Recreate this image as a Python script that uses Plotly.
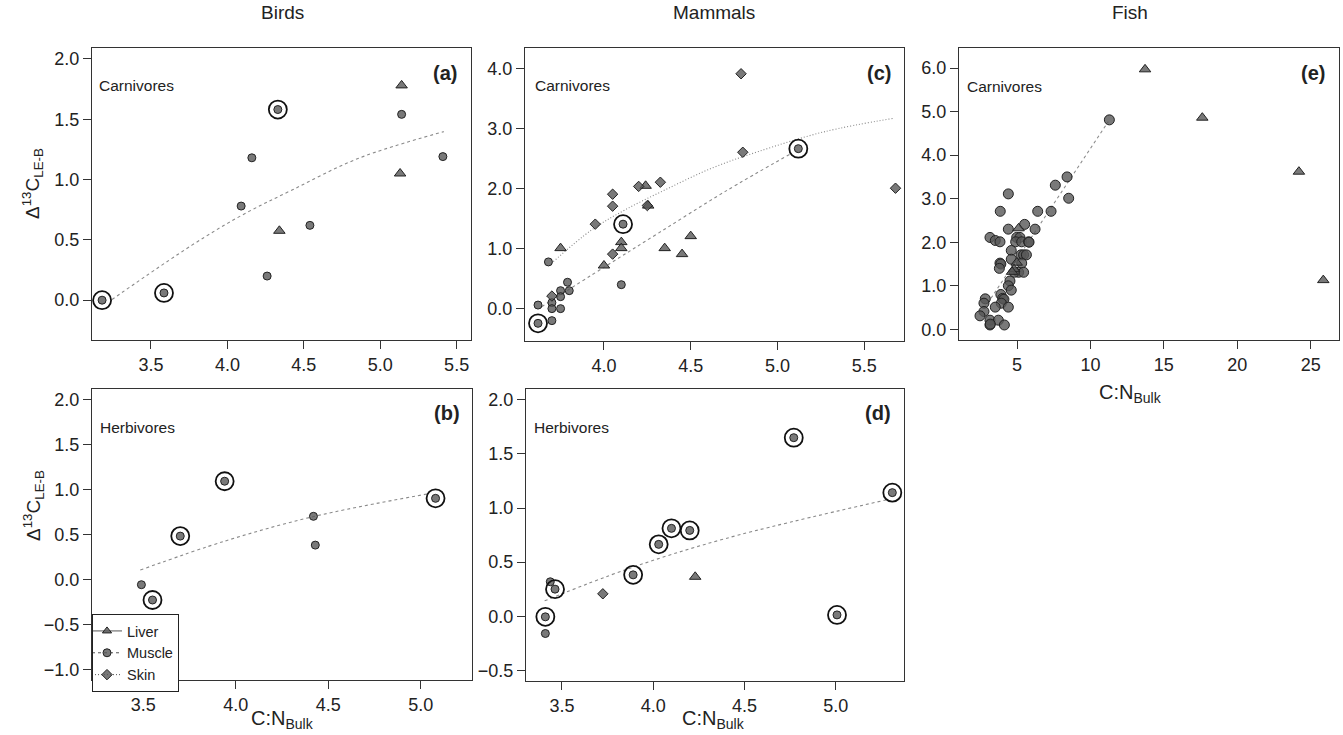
import plotly.graph_objects as go

W, H = 1343, 735
FONT = "Liberation Sans"
FILL = "rgba(88,88,88,0.8)"
EDGE = "#222222"
FITC = "#8a8a8a"

# ---------------- data ----------------
# (a) Birds carnivores
a_liver_x = [5.14, 5.13, 4.34]
a_liver_y = [1.78, 1.05, 0.575]
a_muscle_x = [5.14, 5.41, 4.33, 4.16, 4.09, 4.54, 4.26, 3.18, 3.585]
a_muscle_y = [1.54, 1.19, 1.58, 1.18, 0.78, 0.62, 0.20, 0.0, 0.06]
a_muscle_ring = [0, 0, 1, 0, 0, 0, 0, 1, 1]
a_fit_x = [3.245, 3.768, 4.096, 4.423, 4.859, 5.416]
a_fit_y = [0.006, 0.456, 0.705, 0.913, 1.176, 1.397]

# (c) Mammals carnivores
c_skin_x = [4.79, 4.80, 5.68, 4.325, 4.20, 4.05, 4.05, 3.95, 4.05, 3.70, 4.25]
c_skin_y = [3.92, 2.61, 2.01, 2.11, 2.04, 1.91, 1.71, 1.41, 0.91, 0.21, 1.72]
c_liver_x = [4.24, 4.255, 3.75, 4.10, 4.10, 4.00, 4.35, 4.45, 4.50]
c_liver_y = [2.05, 1.72, 1.01, 1.11, 1.01, 0.72, 1.01, 0.91, 1.21]
c_muscle_x = [5.12, 4.11, 3.68, 4.10, 3.79, 3.80, 3.75, 3.75, 3.75, 3.70, 3.70, 3.70, 3.62, 3.62]
c_muscle_y = [2.67, 1.41, 0.78, 0.40, 0.44, 0.30, 0.30, 0.20, 0.0, 0.10, 0.0, -0.20, 0.06, -0.245]
c_muscle_ring = [1, 1, 0, 0, 0, 0, 0, 0, 0, 0, 0, 0, 0, 1]
c_skinfit_x = [3.708, 3.929, 4.121, 4.352, 4.621, 4.889, 5.274, 5.673]
c_skinfit_y = [0.785, 1.314, 1.648, 1.982, 2.344, 2.621, 2.955, 3.179]
c_musclefit_x = [3.641, 4.006, 4.313, 4.697, 5.082]
c_musclefit_y = [0.033, 0.701, 1.259, 1.953, 2.594]

# (e) Fish carnivores
e_liver_x = [13.72, 17.62, 24.2, 25.86, 5.11, 4.98, 4.8, 4.66]
e_liver_y = [5.97, 4.86, 3.62, 1.13, 2.32, 1.53, 1.38, 1.32]
e_muscle_x = [11.29, 8.41, 7.61, 8.52, 4.41, 3.86, 6.41, 7.32, 5.52, 4.41, 6.23,
              3.16, 3.52, 3.84, 4.98, 5.2, 4.91, 5.32, 5.79, 5.82, 4.61, 5.27,
              5.45, 5.64, 4.61, 5.32, 3.84, 3.9, 3.8, 5.11, 5.45, 4.82, 4.52,
              4.41, 4.61, 3.9, 4.02, 4.11, 3.93, 2.84, 2.75, 2.75, 3.52, 4.41,
              2.48, 3.16, 3.73, 3.16, 4.14, 3.18]
e_muscle_y = [4.81, 3.50, 3.31, 3.01, 3.11, 2.71, 2.71, 2.71, 2.41, 2.30, 2.30,
              2.11, 2.04, 2.01, 2.11, 2.11, 2.01, 2.01, 2.01, 2.00, 1.81, 1.71,
              1.71, 1.71, 1.61, 1.52, 1.52, 1.50, 1.40, 1.31, 1.31, 1.31, 1.11,
              1.00, 0.90, 0.80, 0.71, 0.69, 0.60, 0.70, 0.60, 0.41, 0.51, 0.51,
              0.31, 0.21, 0.21, 0.10, 0.10, 0.12]
e_fit_x = [2.55, 11.22]
e_fit_y = [0.37, 4.77]

# (b) Birds herbivores
b_muscle_x = [3.94, 3.70, 5.08, 4.42, 4.43, 3.49, 3.55]
b_muscle_y = [1.09, 0.48, 0.90, 0.70, 0.38, -0.06, -0.23]
b_muscle_ring = [1, 1, 1, 0, 0, 0, 1]
b_fit_x = [3.484, 3.943, 4.418, 5.034]
b_fit_y = [0.103, 0.426, 0.696, 0.948]

# (d) Mammals herbivores
d_muscle_x = [4.77, 5.31, 4.10, 4.20, 4.03, 3.89, 3.436, 3.462, 3.409, 3.409, 5.007]
d_muscle_y = [1.65, 1.142, 0.812, 0.793, 0.664, 0.382, 0.318, 0.25, -0.006, -0.16, 0.012]
d_muscle_ring = [1, 1, 1, 1, 1, 1, 0, 1, 1, 0, 1]
d_liver_x = [4.23]
d_liver_y = [0.364]
d_skin_x = [3.724]
d_skin_y = [0.207]
d_fit_x = [3.405, 3.852, 4.399, 5.275]
d_fit_y = [0.142, 0.432, 0.719, 1.074]

# ---------------- layout helpers ----------------
def dom_x(l, r):
    return [l / W, r / W]

def dom_y(t, b):
    return [1 - b / H, 1 - t / H]

fig = go.Figure()

def fit(xs, ys, ax, dash):
    fig.add_trace(go.Scatter(x=xs, y=ys, mode="lines", xaxis=ax[0], yaxis=ax[1],
                             line=dict(color=FITC, width=1.1, dash=dash, shape="spline"),
                             showlegend=False, hoverinfo="skip"))

def pts(xs, ys, ax, symbol, size):
    fig.add_trace(go.Scatter(x=xs, y=ys, mode="markers", xaxis=ax[0], yaxis=ax[1],
                             marker=dict(symbol=symbol, size=size, color=FILL,
                                         line=dict(color=EDGE, width=1)),
                             showlegend=False))

def rings(xs, ys, flags, ax):
    rx = [x for x, f in zip(xs, flags) if f]
    ry = [y for y, f in zip(ys, flags) if f]
    fig.add_trace(go.Scatter(x=rx, y=ry, mode="markers", xaxis=ax[0], yaxis=ax[1],
                             marker=dict(symbol="circle-open", size=18, color="#111111",
                                         line=dict(color="#111111", width=1.8)),
                             showlegend=False))

A = ("x", "y"); C = ("x2", "y2"); E = ("x3", "y3"); B = ("x4", "y4"); D = ("x5", "y5")
DASH = "3px,3px"
DOT = "1px,2px"

# (a)
fit(a_fit_x, a_fit_y, A, DASH)
pts(a_muscle_x, a_muscle_y, A, "circle", 8)
pts(a_liver_x, a_liver_y, A, "triangle-up", 10)
rings(a_muscle_x, a_muscle_y, a_muscle_ring, A)
# (c)
fit(c_skinfit_x, c_skinfit_y, C, DOT)
fit(c_musclefit_x, c_musclefit_y, C, DASH)
pts(c_muscle_x, c_muscle_y, C, "circle", 8)
pts(c_liver_x, c_liver_y, C, "triangle-up", 10)
pts(c_skin_x, c_skin_y, C, "diamond", 8)
rings(c_muscle_x, c_muscle_y, c_muscle_ring, C)
# (e)
fit(e_fit_x, e_fit_y, E, DASH)
pts(e_muscle_x, e_muscle_y, E, "circle", 10)
pts(e_liver_x, e_liver_y, E, "triangle-up", 10)
# (b)
fit(b_fit_x, b_fit_y, B, DASH)
pts(b_muscle_x, b_muscle_y, B, "circle", 8)
rings(b_muscle_x, b_muscle_y, b_muscle_ring, B)
# (d)
fit(d_fit_x, d_fit_y, D, DASH)
pts(d_muscle_x, d_muscle_y, D, "circle", 8)
pts(d_liver_x, d_liver_y, D, "triangle-up", 10)
pts(d_skin_x, d_skin_y, D, "diamond", 8)
rings(d_muscle_x, d_muscle_y, d_muscle_ring, D)

# legend entries
legend_names = ["Liver", "Muscle", "Skin"]
legend_symbols = ["triangle-up", "circle", "diamond"]
legend_dashes = ["solid", DASH, DOT]
for nm, sy, ds in zip(legend_names, legend_symbols, legend_dashes):
    fig.add_trace(go.Scatter(x=[None], y=[None], mode="lines+markers", name=nm,
                             xaxis="x4", yaxis="y4",
                             line=dict(color="#555555", width=1, dash=ds),
                             marker=dict(symbol=sy, size=8, color=FILL,
                                         line=dict(color=EDGE, width=1))))

TICKF = dict(family=FONT, size=18, color="#222222")

def xax(l, r, rng, dtick, fmt, anchor):
    return dict(domain=dom_x(l, r), range=rng, dtick=dtick, tickformat=fmt, anchor=anchor,
                showgrid=False, zeroline=False, showline=True, mirror=True,
                linecolor="#333333", linewidth=1.2, ticks="outside", ticklen=8,
                tickcolor="#333333", tickfont=TICKF)

def yax(t, b, rng, dtick, fmt, anchor):
    return dict(domain=dom_y(t, b), range=rng, dtick=dtick, tickformat=fmt, anchor=anchor,
                showgrid=False, zeroline=False, showline=True, mirror=True,
                linecolor="#333333", linewidth=1.2, ticks="outside", ticklen=8,
                tickcolor="#333333", tickfont=TICKF)

layout = dict(
    width=W, height=H, margin=dict(l=0, r=0, t=0, b=0),
    paper_bgcolor="white", plot_bgcolor="white",
    font=dict(family=FONT, color="#222222"),
    xaxis=xax(92, 471, [3.114, 5.594], 0.5, ".1f", "y"),
    yaxis=yax(48, 340, [-0.33, 2.09], 0.5, ".1f", "x"),
    xaxis2=xax(525, 904, [3.545, 5.729], 0.5, ".1f", "y2"),
    yaxis2=yax(48, 341, [-0.54, 4.35], 1, ".1f", "x2"),
    xaxis3=xax(959, 1339, [1.05, 26.93], 5, "d", "y3"),
    yaxis3=yax(48, 340, [-0.245, 6.46], 1, ".1f", "x3"),
    xaxis4=xax(92, 472, [3.223, 5.277], 0.5, ".1f", "y4"),
    yaxis4=yax(389, 680, [-1.119, 2.115], 0.5, ".1f", "x4"),
    xaxis5=xax(526, 904, [3.303, 5.374], 0.5, ".1f", "y5"),
    yaxis5=yax(389, 681, [-0.599, 2.10], 0.5, ".1f", "x5"),
    legend=dict(x=92 / W, y=1 - 614 / H, xanchor="left", yanchor="top",
                bgcolor="white", bordercolor="#222222", borderwidth=1,
                font=dict(family=FONT, size=14.5, color="#222222"),
                tracegroupgap=0, itemwidth=30, indentation=-6),
    showlegend=True,
)
fig.update_layout(**layout)

def ann(text, px, py, size, xanchor="center", bold=False, angle=0):
    fig.add_annotation(text=f"<b>{text}</b>" if bold else text, x=px / W, y=1 - py / H,
                       xref="paper", yref="paper", xanchor=xanchor, yanchor="middle",
                       showarrow=False, textangle=angle,
                       font=dict(family=FONT, size=size, color="#222222"))

ann("Birds", 282, 13, 19)
ann("Mammals", 714, 13, 19)
ann("Fish", 1130, 13, 19)
for t, x, y in [("Carnivores", 97, 85), ("Carnivores", 533, 85), ("Carnivores", 965, 86),
                ("Herbivores", 98, 427), ("Herbivores", 532, 427)]:
    ann(t, x, y, 15.5, xanchor="left")
for t, x, y in [("(a)", 459, 73), ("(c)", 893, 73), ("(e)", 1327, 73),
                ("(b)", 462, 413), ("(d)", 893, 413)]:
    ann(t, x, y, 20, xanchor="right", bold=True)
ylab = "Δ<sup>13</sup>C<sub>LE-B</sub>"
ann(ylab, 33, 184, 19, angle=-90)
ann(ylab, 33, 506, 19, angle=-90)
xlab = "C:N<sub>Bulk</sub>"
ann(xlab, 282, 719, 20)
ann(xlab, 714, 719, 20)
ann(xlab, 1130, 393, 20)

fig.write_html("out.html")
━━━━━━━━━━━━━━━━
REQUIRED WORK —
Every line from the top of the material above through the line with "c_musclefit_y = [0.033, 0.701, 1.259, 1.953, 2.594]" should be duplicated exactly, please; leave out the pictures.

PROBLEM SOLUTION —
Recreate this image as a Python script that uses Plotly.
import plotly.graph_objects as go

W, H = 1343, 735
FONT = "Liberation Sans"
FILL = "rgba(88,88,88,0.8)"
EDGE = "#222222"
FITC = "#8a8a8a"

# ---------------- data ----------------
# (a) Birds carnivores
a_liver_x = [5.14, 5.13, 4.34]
a_liver_y = [1.78, 1.05, 0.575]
a_muscle_x = [5.14, 5.41, 4.33, 4.16, 4.09, 4.54, 4.26, 3.18, 3.585]
a_muscle_y = [1.54, 1.19, 1.58, 1.18, 0.78, 0.62, 0.20, 0.0, 0.06]
a_muscle_ring = [0, 0, 1, 0, 0, 0, 0, 1, 1]
a_fit_x = [3.245, 3.768, 4.096, 4.423, 4.859, 5.416]
a_fit_y = [0.006, 0.456, 0.705, 0.913, 1.176, 1.397]

# (c) Mammals carnivores
c_skin_x = [4.79, 4.80, 5.68, 4.325, 4.20, 4.05, 4.05, 3.95, 4.05, 3.70, 4.25]
c_skin_y = [3.92, 2.61, 2.01, 2.11, 2.04, 1.91, 1.71, 1.41, 0.91, 0.21, 1.72]
c_liver_x = [4.24, 4.255, 3.75, 4.10, 4.10, 4.00, 4.35, 4.45, 4.50]
c_liver_y = [2.05, 1.72, 1.01, 1.11, 1.01, 0.72, 1.01, 0.91, 1.21]
c_muscle_x = [5.12, 4.11, 3.68, 4.10, 3.79, 3.80, 3.75, 3.75, 3.75, 3.70, 3.70, 3.70, 3.62, 3.62]
c_muscle_y = [2.67, 1.41, 0.78, 0.40, 0.44, 0.30, 0.30, 0.20, 0.0, 0.10, 0.0, -0.20, 0.06, -0.245]
c_muscle_ring = [1, 1, 0, 0, 0, 0, 0, 0, 0, 0, 0, 0, 0, 1]
c_skinfit_x = [3.708, 3.929, 4.121, 4.352, 4.621, 4.889, 5.274, 5.673]
c_skinfit_y = [0.785, 1.314, 1.648, 1.982, 2.344, 2.621, 2.955, 3.179]
c_musclefit_x = [3.641, 4.006, 4.313, 4.697, 5.082]
c_musclefit_y = [0.033, 0.701, 1.259, 1.953, 2.594]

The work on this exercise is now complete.